# Given task
Quote, verbatim, all material below, without pictures.

============================================================

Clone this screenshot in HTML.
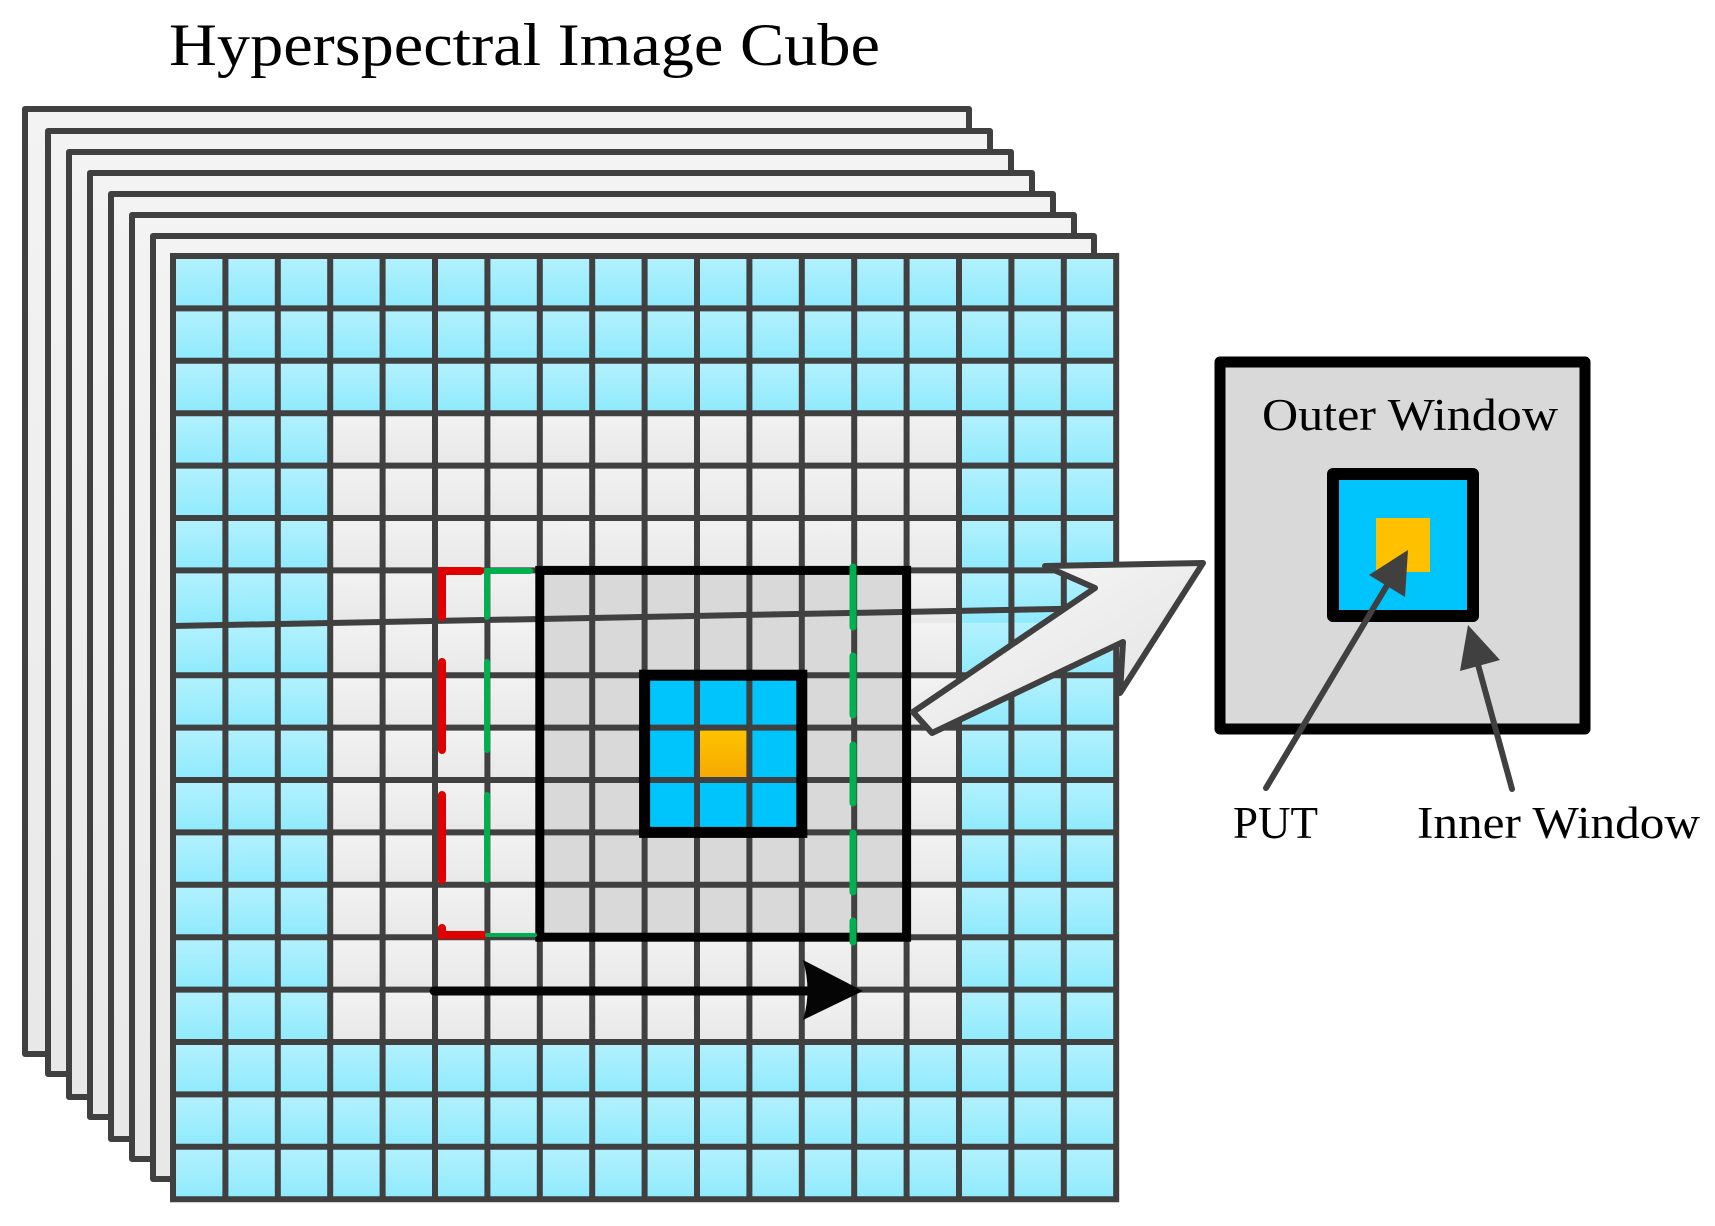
<!DOCTYPE html>
<html><head><meta charset="utf-8"><style>html,body{margin:0;padding:0;background:#fff}svg{display:block}</style></head>
<body>
<svg width="1715" height="1226" viewBox="0 0 1715 1226" xmlns="http://www.w3.org/2000/svg">
<defs>
<linearGradient id="fr" x1="0" y1="0" x2="0" y2="1"><stop offset="0" stop-color="#f3f3f3"/><stop offset="1" stop-color="#e8e8e8"/></linearGradient>
<linearGradient id="cg" x1="0" y1="0" x2="0" y2="1"><stop offset="0" stop-color="#b4f1fd"/><stop offset="1" stop-color="#8eeafd"/></linearGradient>
<linearGradient id="gg" x1="0" y1="0" x2="0" y2="1"><stop offset="0" stop-color="#f2f2f2"/><stop offset="1" stop-color="#e8e8e8"/></linearGradient>
<linearGradient id="og" x1="0" y1="0" x2="0" y2="1"><stop offset="0" stop-color="#ffc400"/><stop offset="1" stop-color="#f5a800"/></linearGradient>
<linearGradient id="ag" x1="0" y1="0" x2="1" y2="1"><stop offset="0" stop-color="#fafafa"/><stop offset="1" stop-color="#e0e0e0"/></linearGradient>
<pattern id="pc" x="173" y="256" width="52.4" height="52.4" patternUnits="userSpaceOnUse"><rect width="52.4" height="52.4" fill="url(#cg)"/></pattern>
<pattern id="pg" x="173" y="256" width="52.4" height="52.4" patternUnits="userSpaceOnUse"><rect width="52.4" height="52.4" fill="url(#gg)"/></pattern>
</defs>
<text x="169" y="65" font-family="Liberation Serif, serif" font-size="60" textLength="711" lengthAdjust="spacingAndGlyphs">Hyperspectral Image Cube</text>
<g fill="url(#fr)" stroke="#404040" stroke-width="6" stroke-linejoin="round">
<rect x="25" y="109" width="944" height="945"/>
<rect x="48" y="131" width="942" height="943"/>
<rect x="69" y="152" width="942" height="945"/>
<rect x="90" y="173" width="942" height="944"/>
<rect x="111" y="194" width="942" height="945"/>
<rect x="132" y="215" width="942" height="944"/>
<rect x="153" y="236" width="941" height="943"/>
</g>
<rect x="173" y="256" width="943.2" height="943.2" fill="url(#pc)"/>
<rect x="330.2" y="413.2" width="628.8" height="628.8" fill="url(#pg)"/>
<rect x="539.8" y="570.4" width="366.8" height="366.8" fill="#d9d9d9"/>
<rect x="644.6" y="675.2" width="157.2" height="157.2" fill="#00c5fc"/>
<rect x="697" y="727.6" width="52.4" height="52.4" fill="url(#og)"/>
<g stroke="#404040" stroke-width="6">
<path d="M173 253V1202M225.4 256V1199M277.8 256V1199M330.2 256V1199M382.6 256V1199M435 256V1199M487.4 256V1199M539.8 256V1199M592.2 256V1199M644.6 256V1199M697 256V1199M749.4 256V1199M801.8 256V1199M854.2 256V1199M906.6 256V1199M959 256V1199M1011.4 256V1199M1063.8 256V1199M1116.2 253V1202"/>
<path d="M170 256H1119M173 308.4H1116M173 360.8H1116M173 413.2H1116M173 465.6H1116M173 518H1116M173 570.4H1116M173 675.2H1116M173 727.6H1116M173 780H1116M173 832.4H1116M173 884.8H1116M173 937.2H1116M173 989.6H1116M173 1042H1116M173 1094.4H1116M173 1146.8H1116M170 1199.2H1119"/>
<path d="M173 626L1110 608"/>
</g>
<rect x="539.8" y="570.4" width="366.8" height="366.8" fill="none" stroke="#000" stroke-width="9"/>
<rect x="644.6" y="675.2" width="157.2" height="157.2" fill="none" stroke="#000" stroke-width="11"/>
<g stroke="#e00000" stroke-width="8" fill="none" stroke-linecap="round">
<path d="M442 617V571H480"/>
<path d="M442 662V750M442 795V880"/>
<path d="M442 928V935H483"/>
</g>
<g stroke="#00b050" fill="none" stroke-linecap="round">
<path d="M487 617V571H530" stroke-width="6"/>
<path d="M487 662V750M487 795V880" stroke-width="6"/>
<path d="M487 935H535" stroke-width="4"/>
<path d="M853 567V627M853 656V715M853 745V803M853 833V892M853 921V942" stroke-width="7"/>
</g>
<path d="M434 991H815" stroke="#050505" stroke-width="9" stroke-linecap="round"/>
<path d="M863 991L803 960Q812 991 803 1020Z" fill="#050505"/>
<polygon points="1203,563 1045,566 1095,588 913,712 932,733 1123,642 1120,693" fill="url(#ag)" stroke="#404040" stroke-width="6" stroke-linejoin="round"/>
<rect x="1220" y="362" width="365" height="367" fill="#d9d9d9" stroke="#000" stroke-width="11" stroke-linejoin="round"/>
<rect x="1333" y="474" width="140" height="142" fill="#00c5fc" stroke="#000" stroke-width="12" stroke-linejoin="round"/>
<rect x="1376" y="518" width="54" height="54" fill="#ffc000"/>
<text x="1262" y="430" font-family="Liberation Serif, serif" font-size="45" textLength="296" lengthAdjust="spacingAndGlyphs">Outer Window</text>
<g stroke="#404040" stroke-width="6" stroke-linecap="round">
<path d="M1266 788L1395 572"/>
<path d="M1512 789L1474 650"/>
</g>
<polygon points="1408,550 1369,575 1405,597" fill="#404040"/>
<polygon points="1468,625 1460,671 1500,660" fill="#404040"/>
<text x="1233" y="838" font-family="Liberation Serif, serif" font-size="45" textLength="85" lengthAdjust="spacingAndGlyphs">PUT</text>
<text x="1417" y="838" font-family="Liberation Serif, serif" font-size="45" textLength="283" lengthAdjust="spacingAndGlyphs">Inner Window</text>
</svg>
</body></html>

============================================================

# Solved exercise
Clone this screenshot in HTML.
<!DOCTYPE html>
<html><head><meta charset="utf-8"><style>html,body{margin:0;padding:0;background:#fff}svg{display:block}</style></head>
<body>
<svg width="1715" height="1226" viewBox="0 0 1715 1226" xmlns="http://www.w3.org/2000/svg">
<defs>
<linearGradient id="fr" x1="0" y1="0" x2="0" y2="1"><stop offset="0" stop-color="#f3f3f3"/><stop offset="1" stop-color="#e8e8e8"/></linearGradient>
<linearGradient id="cg" x1="0" y1="0" x2="0" y2="1"><stop offset="0" stop-color="#b4f1fd"/><stop offset="1" stop-color="#8eeafd"/></linearGradient>
<linearGradient id="gg" x1="0" y1="0" x2="0" y2="1"><stop offset="0" stop-color="#f2f2f2"/><stop offset="1" stop-color="#e8e8e8"/></linearGradient>
<linearGradient id="og" x1="0" y1="0" x2="0" y2="1"><stop offset="0" stop-color="#ffc400"/><stop offset="1" stop-color="#f5a800"/></linearGradient>
<linearGradient id="ag" x1="0" y1="0" x2="1" y2="1"><stop offset="0" stop-color="#fafafa"/><stop offset="1" stop-color="#e0e0e0"/></linearGradient>
<pattern id="pc" x="173" y="256" width="52.4" height="52.4" patternUnits="userSpaceOnUse"><rect width="52.4" height="52.4" fill="url(#cg)"/></pattern>
<pattern id="pg" x="173" y="256" width="52.4" height="52.4" patternUnits="userSpaceOnUse"><rect width="52.4" height="52.4" fill="url(#gg)"/></pattern>
</defs>
<text x="169" y="65" font-family="Liberation Serif, serif" font-size="60" textLength="711" lengthAdjust="spacingAndGlyphs">Hyperspectral Image Cube</text>
<g fill="url(#fr)" stroke="#404040" stroke-width="6" stroke-linejoin="round">
<rect x="25" y="109" width="944" height="945"/>
<rect x="48" y="131" width="942" height="943"/>
<rect x="69" y="152" width="942" height="945"/>
<rect x="90" y="173" width="942" height="944"/>
<rect x="111" y="194" width="942" height="945"/>
<rect x="132" y="215" width="942" height="944"/>
<rect x="153" y="236" width="941" height="943"/>
</g>
<rect x="173" y="256" width="943.2" height="943.2" fill="url(#pc)"/>
<rect x="330.2" y="413.2" width="628.8" height="628.8" fill="url(#pg)"/>
<rect x="539.8" y="570.4" width="366.8" height="366.8" fill="#d9d9d9"/>
<rect x="644.6" y="675.2" width="157.2" height="157.2" fill="#00c5fc"/>
<rect x="697" y="727.6" width="52.4" height="52.4" fill="url(#og)"/>
<g stroke="#404040" stroke-width="6">
<path d="M173 253V1202M225.4 256V1199M277.8 256V1199M330.2 256V1199M382.6 256V1199M435 256V1199M487.4 256V1199M539.8 256V1199M592.2 256V1199M644.6 256V1199M697 256V1199M749.4 256V1199M801.8 256V1199M854.2 256V1199M906.6 256V1199M959 256V1199M1011.4 256V1199M1063.8 256V1199M1116.2 253V1202"/>
<path d="M170 256H1119M173 308.4H1116M173 360.8H1116M173 413.2H1116M173 465.6H1116M173 518H1116M173 570.4H1116M173 675.2H1116M173 727.6H1116M173 780H1116M173 832.4H1116M173 884.8H1116M173 937.2H1116M173 989.6H1116M173 1042H1116M173 1094.4H1116M173 1146.8H1116M170 1199.2H1119"/>
<path d="M173 626L1110 608"/>
</g>
<rect x="539.8" y="570.4" width="366.8" height="366.8" fill="none" stroke="#000" stroke-width="9"/>
<rect x="644.6" y="675.2" width="157.2" height="157.2" fill="none" stroke="#000" stroke-width="11"/>
<g stroke="#e00000" stroke-width="8" fill="none" stroke-linecap="round">
<path d="M442 617V571H480"/>
<path d="M442 662V750M442 795V880"/>
<path d="M442 928V935H483"/>
</g>
<g stroke="#00b050" fill="none" stroke-linecap="round">
<path d="M487 617V571H530" stroke-width="6"/>
<path d="M487 662V750M487 795V880" stroke-width="6"/>
<path d="M487 935H535" stroke-width="4"/>
<path d="M853 567V627M853 656V715M853 745V803M853 833V892M853 921V942" stroke-width="7"/>
</g>
<path d="M434 991H815" stroke="#050505" stroke-width="9" stroke-linecap="round"/>
<path d="M863 991L803 960Q812 991 803 1020Z" fill="#050505"/>
<polygon points="1203,563 1045,566 1095,588 913,712 932,733 1123,642 1120,693" fill="url(#ag)" stroke="#404040" stroke-width="6" stroke-linejoin="round"/>
<rect x="1220" y="362" width="365" height="367" fill="#d9d9d9" stroke="#000" stroke-width="11" stroke-linejoin="round"/>
<rect x="1333" y="474" width="140" height="142" fill="#00c5fc" stroke="#000" stroke-width="12" stroke-linejoin="round"/>
<rect x="1376" y="518" width="54" height="54" fill="#ffc000"/>
<text x="1262" y="430" font-family="Liberation Serif, serif" font-size="45" textLength="296" lengthAdjust="spacingAndGlyphs">Outer Window</text>
<g stroke="#404040" stroke-width="6" stroke-linecap="round">
<path d="M1266 788L1395 572"/>
<path d="M1512 789L1474 650"/>
</g>
<polygon points="1408,550 1369,575 1405,597" fill="#404040"/>
<polygon points="1468,625 1460,671 1500,660" fill="#404040"/>
<text x="1233" y="838" font-family="Liberation Serif, serif" font-size="45" textLength="85" lengthAdjust="spacingAndGlyphs">PUT</text>
<text x="1417" y="838" font-family="Liberation Serif, serif" font-size="45" textLength="283" lengthAdjust="spacingAndGlyphs">Inner Window</text>
</svg>
</body></html>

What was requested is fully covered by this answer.